The many xenophobic impulses released in the name of nationalism endanger the future sovereignty of Barbados because it is not a nationalism that speaks of the rights of minorities. Moreover, if the Hegelian dialectic of synthesis lists high autonomy as one of those preconditions that create powerful common mythologies in the art of nation building, then nations are formed through the inclusion of the whole populace and not just the voices of the elites or of the ruling class.

In Barbados’s struggle to present to the rest of the Caribbean the picture of a perfect society or the Utopian dream, covert segregation among its own people prevails, denying the ordinary working class the historical legacies that they had overcome since the days of slavery to their present day liberation.

Unlike other Caribbean islands, where private interest is fiercely protected and states cater to their own people before tourism, supermarkets in Barbados only cater for tourists -- another exchange that deliberately conceals the truth that Barbadians are treated unfairly on their own shores by the white bureaucracy -- an exchange that prompted local calypsonian Gabby to reclaim Barbadian heritage for all in song and poetry. Hence, the Marxist theory that ideologies are conceived from the productive forces existing within the bowels of society holds true in Barbados.

Externally, Barbados’s treatment of Guyanese, Jamaicans and other Caribbean nationals has been compared by social activists, investigators, and human rights groups as apartheid on Caribbean soil.

The Myrie affair is not only the voice that speaks for all Caribbean nationals, but also an insult to Barbadians overseas. As this matter transcends to an international human rights investigation, they will notice that with a tarnished reputation as a people strangled from within and one that discriminates against their own colour, they will in time be treated the same by immigration officials on the international scene and their tourist industry will suffer as well.

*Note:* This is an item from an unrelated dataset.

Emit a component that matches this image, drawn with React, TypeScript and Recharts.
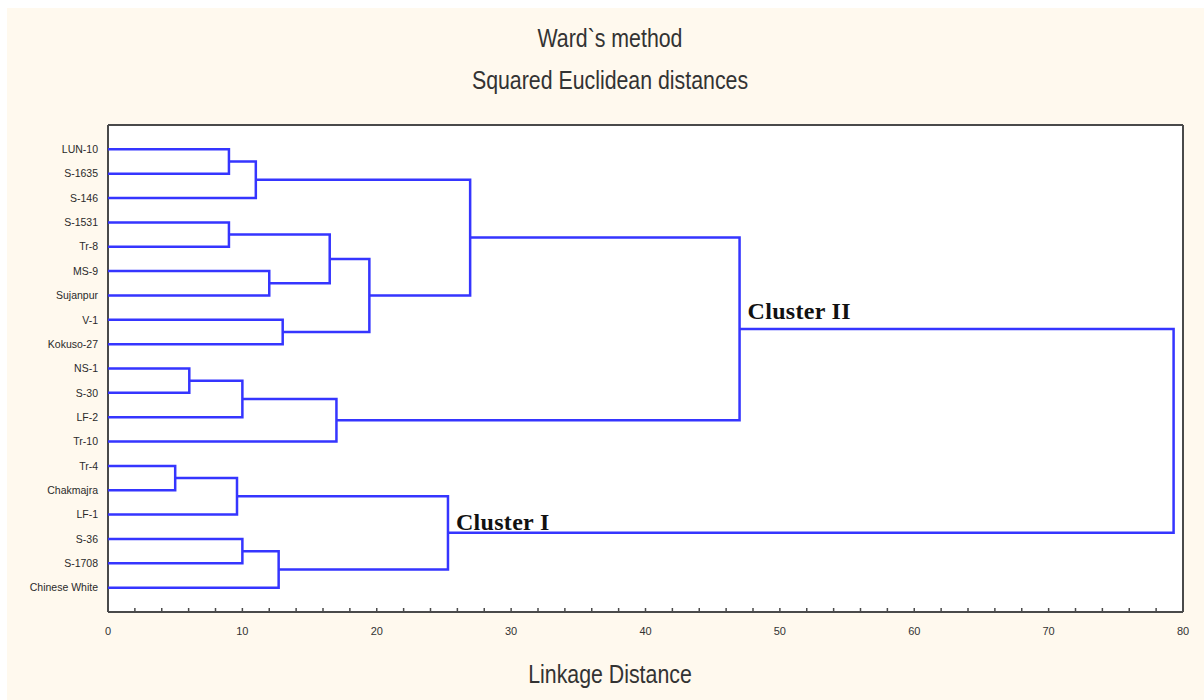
import React from 'react';
import { ComposedChart, Scatter, XAxis, YAxis, CartesianGrid, ReferenceDot } from 'recharts';

// Leaves, top to bottom
const leafLabels = [
  'LUN-10', 'S-1635', 'S-146', 'S-1531', 'Tr-8', 'MS-9', 'Sujanpur', 'V-1', 'Kokuso-27',
  'NS-1', 'S-30', 'LF-2', 'Tr-10', 'Tr-4', 'Chakmajra', 'LF-1', 'S-36', 'S-1708', 'Chinese White',
];

// Merges: child ids (0..18 = leaves, 19 + k = k-th merge)
const mergeLeft = [0, 19, 3, 5, 21, 7, 23, 20, 9, 27, 28, 26, 13, 31, 16, 33, 32, 30];
const mergeRight = [1, 2, 4, 6, 22, 8, 24, 25, 10, 11, 12, 29, 14, 15, 17, 18, 34, 35];
const mergeHeights = [9.0, 11.0, 9.0, 12.0, 16.5, 13.0, 19.45, 26.95, 6.05, 10.0, 17.0, 47.0, 5.0, 9.6, 10.0, 12.7, 25.3, 79.3];

const xTicks = [0, 2, 4, 6, 8, 10, 12, 14, 16, 18, 20, 22, 24, 26, 28, 30, 32, 34, 36, 38, 40, 42, 44, 46, 48, 50, 52, 54, 56, 58, 60, 62, 64, 66, 68, 70, 72, 74, 76, 78, 80];
const gridTicks = [10, 20, 30, 40, 50, 60, 70];
const leafTicks = [1, 2, 3, 4, 5, 6, 7, 8, 9, 10, 11, 12, 13, 14, 15, 16, 17, 18, 19];

const clusterNames = ['Cluster II', 'Cluster I'];
const clusterMerges = [11, 16];

const BLUE = '#3535ff';
const FRAME = '#4a4a4a';
const SANS = "'Liberation Sans', Arial, sans-serif";

// node positions
const nodes: { x: number; y: number }[] = leafLabels.map((_, i) => ({ x: 0, y: i + 1 }));
mergeHeights.forEach((h, k) => {
  const a = nodes[mergeLeft[k]];
  const b = nodes[mergeRight[k]];
  nodes.push({ x: h, y: (a.y + b.y) / 2 });
});
const links = mergeHeights.map((h, k) => {
  const a = nodes[mergeLeft[k]];
  const b = nodes[mergeRight[k]];
  return [
    { x: a.x, y: a.y },
    { x: h, y: a.y },
    { x: h, y: b.y },
    { x: b.x, y: b.y },
  ];
});

const labelOffsets = [
  { dx: 8, dy: -10 },
  { dx: 8, dy: -3 },
];

const noShape = () => null;

const titleStyle: React.CSSProperties = {
  position: 'absolute',
  left: 360,
  width: 500,
  textAlign: 'center',
  fontFamily: SANS,
  fontSize: 26,
  lineHeight: '26px',
  color: '#333',
  transform: 'scaleX(0.82)',
  transformOrigin: '50% 50%',
  whiteSpace: 'nowrap',
};

export default function App() {
  return (
    <div style={{ position: 'absolute', left: 0, top: 0, width: 1204, height: 700, background: '#ffffff', overflow: 'hidden' }}>
      <div style={{ position: 'absolute', left: 7, top: 8, width: 1197, height: 692, background: '#fff9ee' }}>
        <ComposedChart width={1197} height={692} margin={{ top: 107, right: 0, bottom: 58, left: 0 }}>
          <CartesianGrid xAxisId="top" horizontal={false} stroke="#c4c4c4" strokeDasharray="2 2" fill="#ffffff" />
          <XAxis
            dataKey="x"
            type="number"
            domain={[0, 80]}
            ticks={xTicks}
            interval={0}
            allowDataOverflow
            tickFormatter={(v: number) => (v % 10 === 0 ? String(v) : '')}
            tickSize={-4}
            tickMargin={19}
            height={30}
            axisLine={{ stroke: FRAME, strokeWidth: 2 }}
            tickLine={{ stroke: FRAME, strokeWidth: 1.5 }}
            tick={{ fontSize: 11, fill: '#333', fontFamily: SANS }}
          />
          <XAxis
            xAxisId="top"
            orientation="top"
            type="number"
            domain={[0, 80]}
            ticks={gridTicks}
            allowDataOverflow
            height={10}
            tick={false}
            tickLine={false}
            axisLine={{ stroke: FRAME, strokeWidth: 2 }}
          />
          <YAxis
            dataKey="y"
            type="number"
            domain={[0, 20]}
            reversed
            ticks={leafTicks}
            interval={0}
            allowDataOverflow
            tickFormatter={(v: number) => leafLabels[v - 1] ?? ''}
            width={101}
            tickSize={0}
            tickMargin={10}
            tickLine={false}
            axisLine={{ stroke: FRAME, strokeWidth: 2 }}
            tick={{ fontSize: 10.5, fill: '#2a2a2a', fontFamily: SANS }}
          />
          <YAxis
            yAxisId="right"
            orientation="right"
            type="number"
            domain={[0, 20]}
            reversed
            ticks={leafTicks}
            interval={0}
            allowDataOverflow
            width={21}
            tick={false}
            tickSize={-3}
            tickLine={{ stroke: FRAME, strokeWidth: 1.5 }}
            axisLine={{ stroke: FRAME, strokeWidth: 2 }}
          />
          {links.map((pts, k) => (
            <Scatter
              key={k}
              data={pts}
              line={{ stroke: BLUE, strokeWidth: 2.5 }}
              shape={noShape}
              fill={BLUE}
              isAnimationActive={false}
            />
          ))}
          {clusterMerges.map((m, i) => {
            const node = nodes[leafLabels.length + m];
            const off = labelOffsets[i];
            return (
              <ReferenceDot
                key={i}
                x={node.x}
                y={node.y}
                r={0}
                fill="none"
                stroke="none"
                ifOverflow="visible"
                label={(p: any) => (
                  <text
                    x={p.viewBox.x + off.dx}
                    y={p.viewBox.y + off.dy}
                    fontFamily="'Liberation Serif', 'Times New Roman', serif"
                    fontWeight="bold"
                    fontSize={24}
                    letterSpacing={0.3}
                    fill="#111"
                  >
                    {clusterNames[i]}
                  </text>
                )}
              />
            );
          })}
        </ComposedChart>
      </div>
      <div style={{ ...titleStyle, top: 25 }}>Ward`s method</div>
      <div style={{ ...titleStyle, top: 67 }}>Squared Euclidean distances</div>
      <div style={{ ...titleStyle, top: 661 }}>Linkage Distance</div>
    </div>
  );
}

Foreign minister McClean’s illogical conclusion that “the Jamaican woman lied, since her body was never searched” and later emphasized that “Barbados is committed to the truth to ensure that justice is done” will yield that facts are the worst enemy of truth; and at the heart of the matter lies the complicated relationship of ‘conceptual fixation.’

Minister McClean must pay careful attention to the notion that the power of sentences has nothing to do with their sense or the logic of their construction because words are ambiguous and yield to ‘conceptual fixations.’ It is ‘conceptual fixations’ that still contribute to anti-Semitism, discrimination against women, intellectuals, pacifists, and homosexuals in society. It is ‘conceptual fixations’ that paved the way to the gas chambers, slavery and the civil war and ‘conceptual fixations’ may very well put a dullness on the spirit of Caribbean unity if Barbados fails to examine the problem of apartheid both within and without and the sweeping generalizations about Barbadians overseas.

Barbados needs a new dialogue with other Caribbean states to understand that apartheid is a crime. The Myrie matter questions the expertise of the Caribbean Court of Justice in determining public policy. While not ideal in other Caribbean states, the CCJ is very much alive in Barbados and has authority to set policy and make decisions about accusations of criminal behaviour. The call for the matter to be resolved without further embarrassment and that all government officials in Barbados and Jamaica need to pause and stop talking cannot be muted. The matter reflects a certitude in the ability of governments to determine the truth and in seeing that security and freedom cannot be perceived if freedom to subvert them is permitted.

Thus, at this point, words have taken over my realism but the chaotic and baroque practice of apartheid in Barbados must be examined. The consequences of this duel have great significance for the broader Barbadian society as well as for the future of Caribbean unity.